There are websites that offer suggestions and advice for feeding teens a healthful vegetarian diet, and the USDA is even developing a new food pyramid that reflects a vegetarian diet.
It’s also a good idea for a parent and teen to seek advice from a dietitian or nutritionist at the start.
“I think that’s a great idea,” she said. “It is a more knowledgeable approach. Everybody’s on the same page.”
Here are Dr. Patrick’s suggestions for how to fulfill the nutritional needs of a vegetarian teen:
- Eat a combination of protein, carbohydrates and fat.
- Protein should be 10 to 30 percent of total energy intake. Protein sources for vegetarians include tofu, eggs, legumes, beans, peanut butter and nuts. There are nine essential amino acids necessary in the diet, and they are found in animal products, milk products, eggs and soy products. Also combining foods that are low in one amino acid with other foods that are higher in that particular amino acid helps to prevent deficiencies – for example, consuming a grain with legumes.

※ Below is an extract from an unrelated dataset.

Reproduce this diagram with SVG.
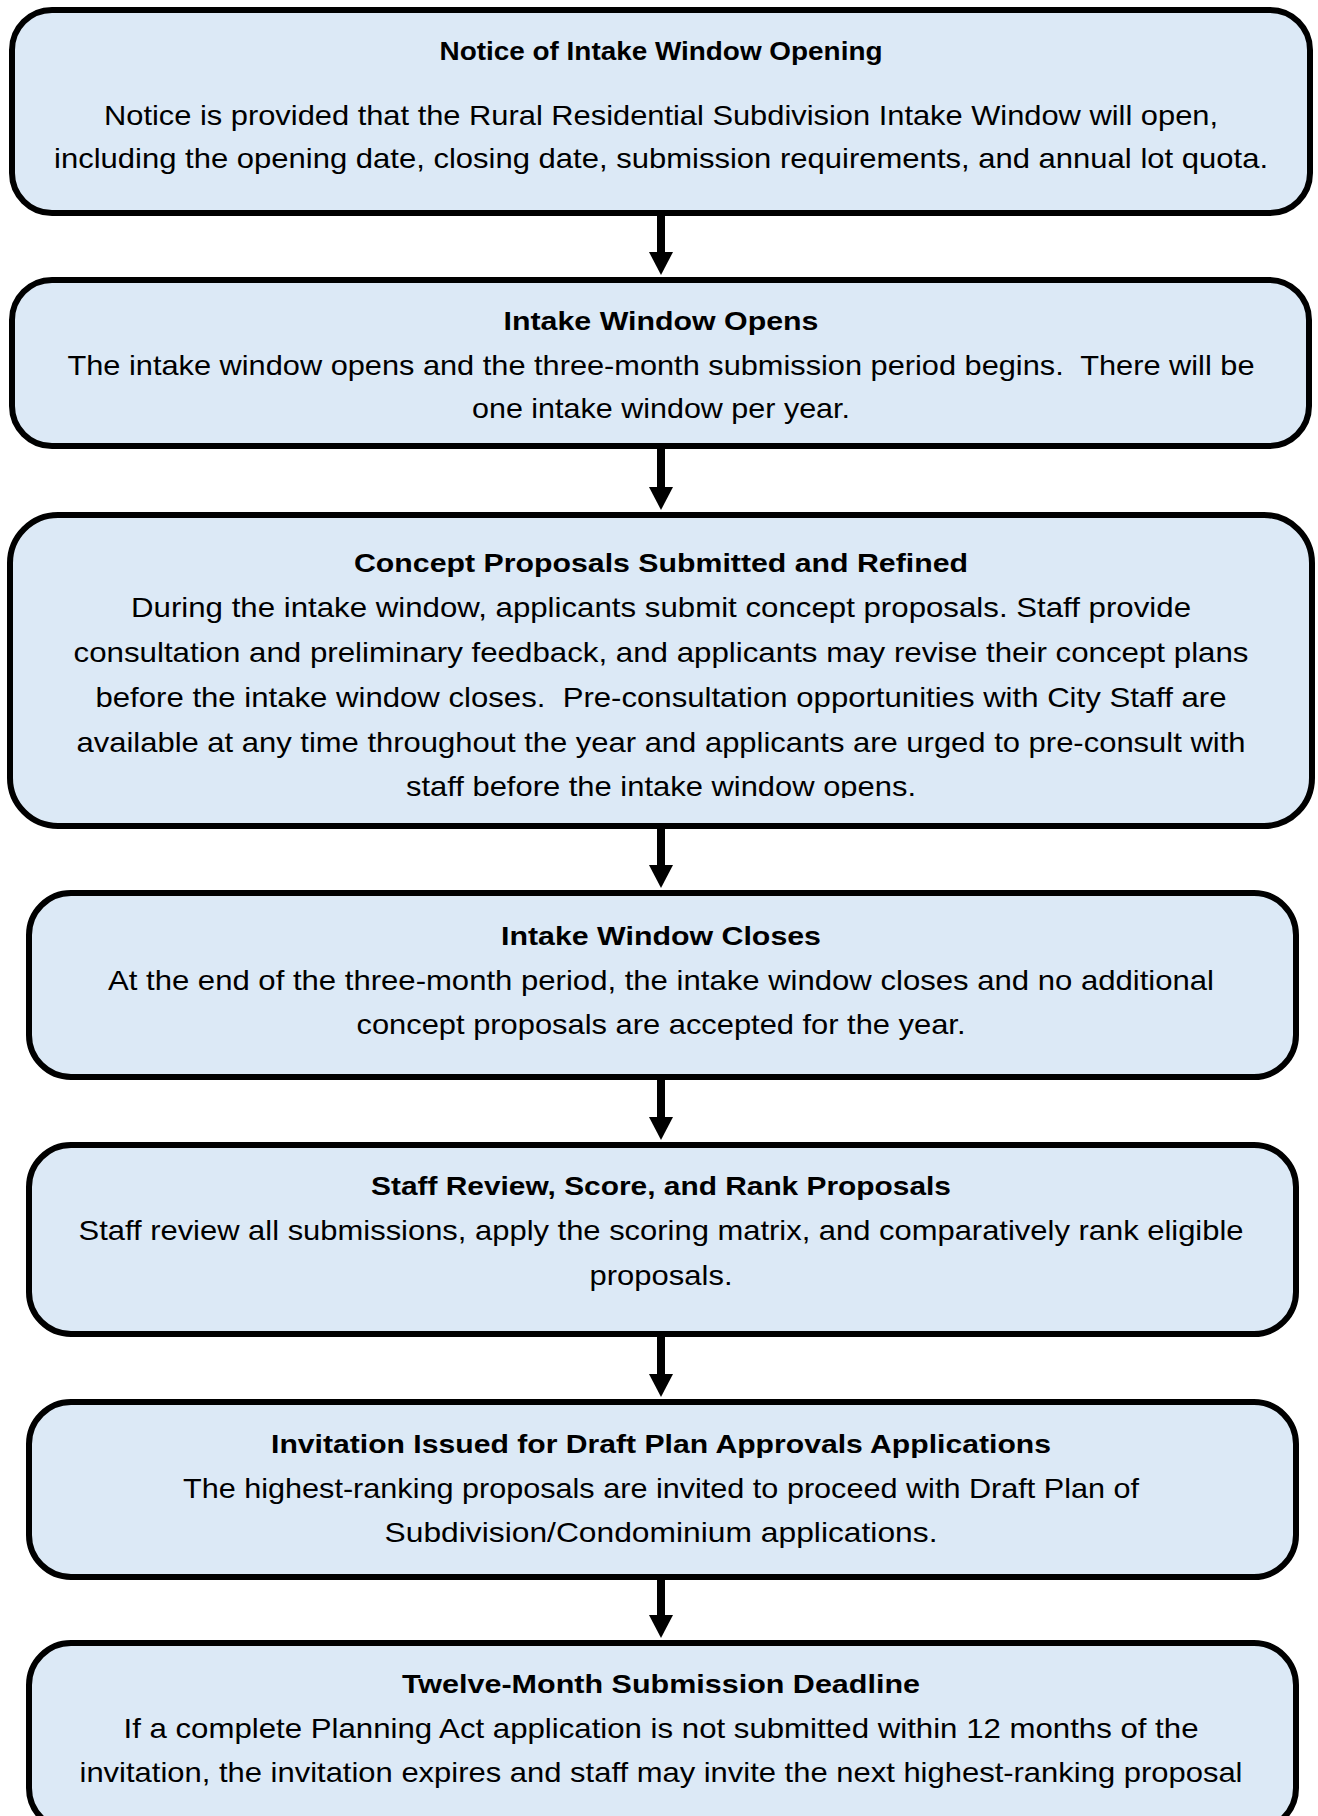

- Fat should be 25 to 35 percent and include two essential fatty acids (alpha-linolenic acid and linoleum acid). These are building blocks for EPA and DHA, which is necessary for eye and brain health. It is found in flaxseed, walnuts, canola oil and soy products
- Carbohydrate intake should be 45 to 65 percent. Half of that should be whole grains.
- Iron available in vegetarian foods is less absorbable than that in animal products. Supplemental vitamin C helps increase iron absorption. Teas can contain tannin, which lowers absorption. Foods high in iron include enriched breads, fortified cereal, soy products, leafy green vegetables, bulgur and dried fruits. Foods high in vitamin C include citrus fruits, strawberries, broccoli and tomatoes.
- Plant sources of zinc include legumes, whole grains, nuts and wheat germ. Milk also contains zinc. Teens need 9 to 11 mg per day.
- The recommended daily intake for calcium intake in teens is 1,300 mg. Low-fat milk, calcium fortified foods or beverages, kale, spinach, broccoli and bok choy are high in calcium. Calcium supplements may be necessary, especially in vegans.
- Vitamin D is found in a few foods, including milk or soy milk and fatty fishes. Teens need 600 IU daily, in addition to adequate sun exposure, which converts it into the active form. Fifteen minutes per day is sufficient in fair-skinned individuals, more for darker skin tones. There are over-the-counter vitamin D supplements as well. It is important for healthy bones, calcium absorption and phosphate metabolism.
- Vitamin B12 is found only in animal products. Teens need 2.4 mcg daily. Milk, eggs and dairy products, as well as fortified food products that list “cyanocobalamin” list in the ingredients are good sources. Vegans should take a supplement that has at least 6-9mcg of vitamin B12.